A spate of attacks on boats by killer whales along the coast of Portugal and Spain have left ocean scientists baffled. This type of aggression towards vessels is reported to have been rare until a recent surge in distress calls made by sailors under siege by pods of orcas. Most at risk so far has been the sailing boats’ rudders, but there have been reports of some crew members suffering bruising as their boats were rammed from beneath.
The most recent incident happened on Friday, September 11, off the coast of A Coruña, Spain, which involved an 11-meter (36-foot) yacht being taken to the UK. The vessel came under siege as an orca rammed its stern 15 times according to Halcyon Yacht’s managing director Pete Green, reports The Guardian. The incident left crew members perplexed and the vessel without steering, requiring it to be towed back to port for repairs.
It seems the orca attack is far from an isolated incident as it follows a series of distress calls to the coastguard from ships under siege from killer whales. One such attack saw a 14-meter (46-foot) ship turned 180 degrees as nine orcas repeatedly rammed the vessel for over an hour. From the Strait of Gibraltar to Galicia, yachts have been receiving unwanted attention from disgruntled orcas and scientists have no idea why. It’s not uncommon for these highly intelligent and social animals to approach boats and they’ve often been seen passively investigating boats and swimmers, but such attacks until recently were unheard of.
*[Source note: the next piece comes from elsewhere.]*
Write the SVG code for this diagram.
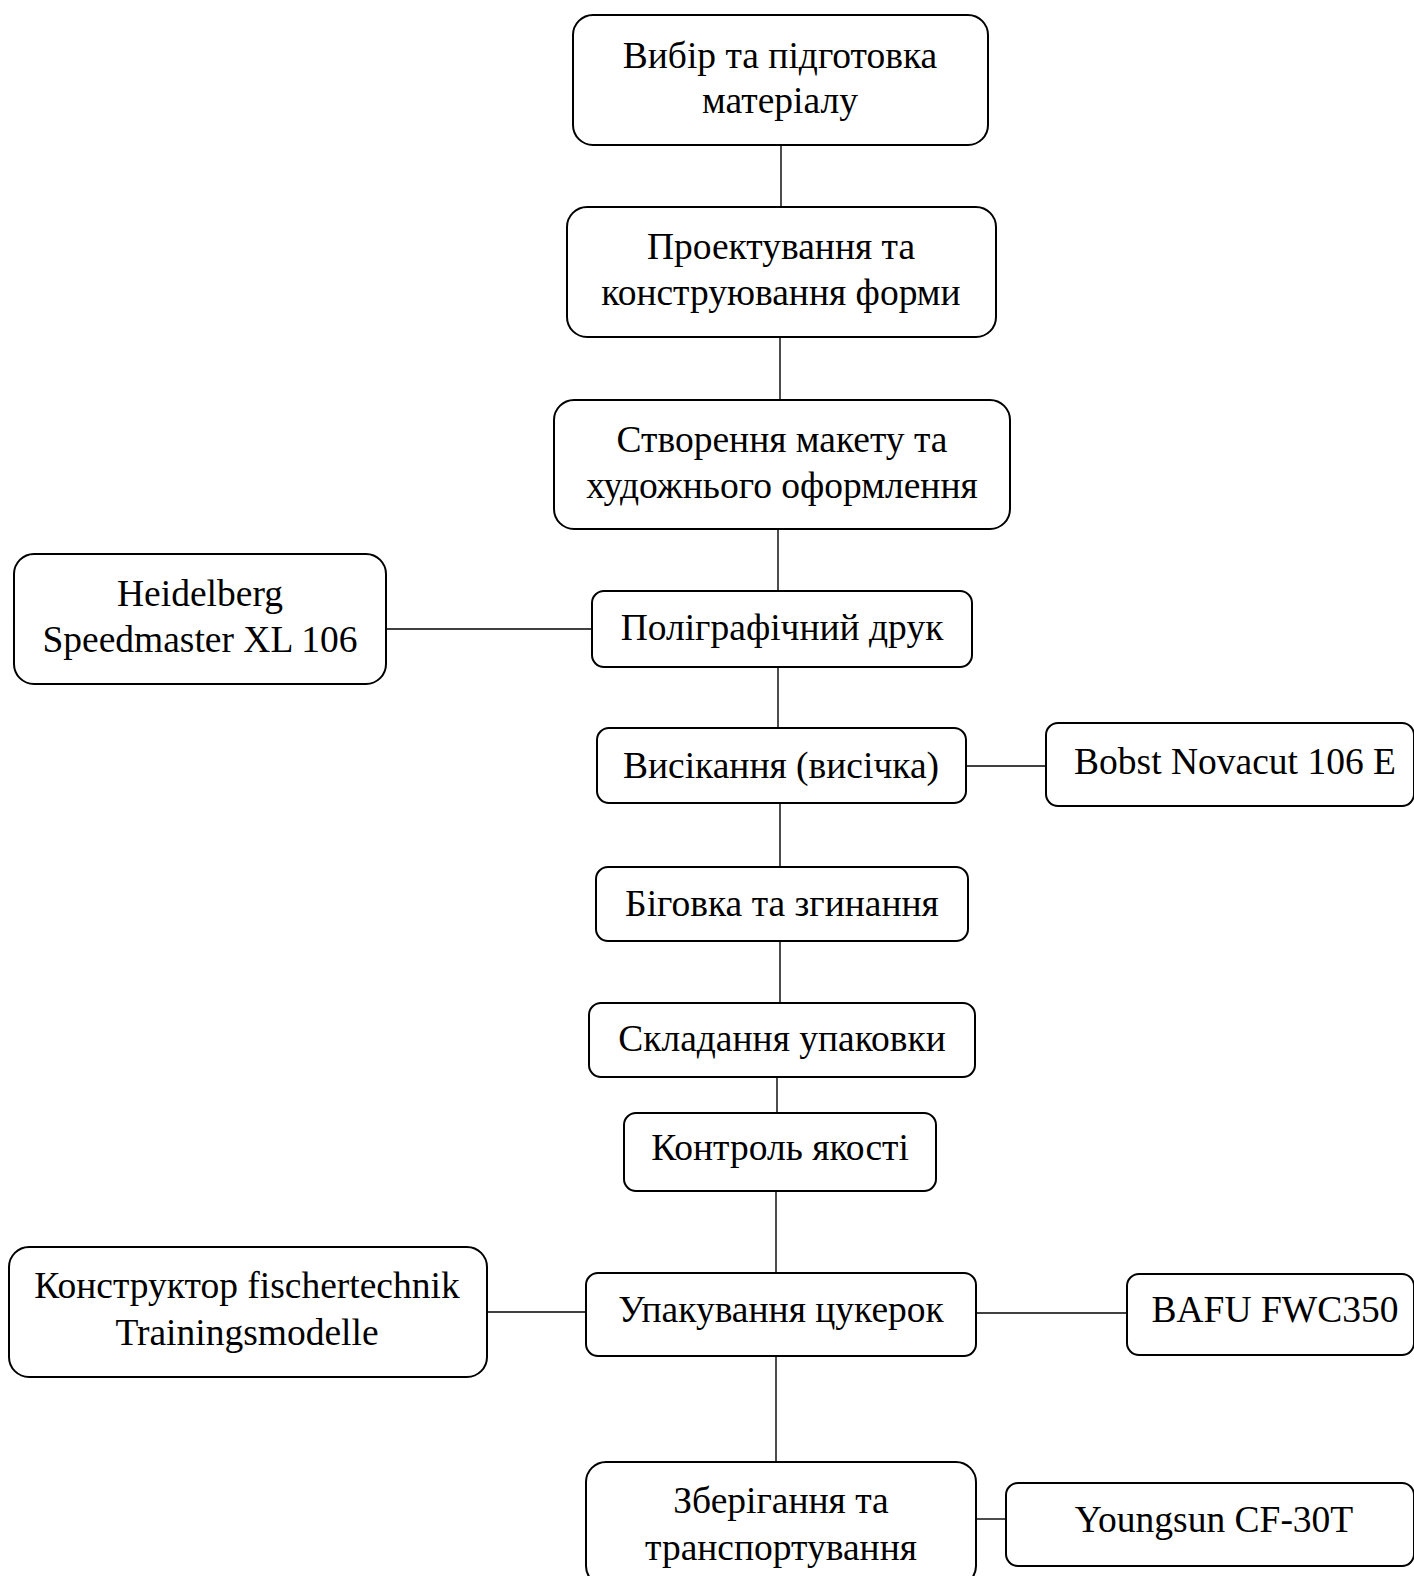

"Orcas are curious by nature, especially the youngsters, and will often swim over to investigate boats and will sometimes investigate swimmers too but never cause any harm," said a representative from Whale and Dolphin Conservation UK in an interview with IFLScience. "To hear that a pod or even just one individual in a group is striking vessels is highly unusual and worrying behavior.
"For many years orcas have been closely associated with the tuna fishing fleet in the Strait of Gibraltar during the summer months and have been observed taking fish off the long-lines. This is an uneasy relationship between orca and fishermen as tuna are highly prized by both. The boats often try to drive away the orca pods. We can only speculate on the alarming behavior of orcas striking sailing boats which may be related to stress as this small, critically endangered population struggles to adjust to the overfishing of its preferred prey, Atlantic bluefin tuna."
It’s not known if the attacks in the last two months are isolated to a single pod of killer whales but Dr Ruth Esteban, who has studied the Gibraltar orcas extensively, told The Guardian that such unusual behavior is more likely to stem from a single pod rather than emerging in multiple groups at the same time. It's possible it's young orcas going through a curious phase, and sharing the same waters has led to contact.
Nevertheless, Spanish maritime authorities have advised sailors to be vigilant and “keep a distance” to prevent further attacks, but given the orcas appear to be actively pursuing boats it’s unclear if evasion is a substantial enough precaution.
Unusual behavior in whale species such as beaching is often the result of distress or illness, with some linking the use of sonar to a recent spike in beaching and sightings of rare cetacean species. It’s possible the pod’s aggression towards boats could be the result of similar environmental stressors for the animals, but for now the exact cause remains unclear.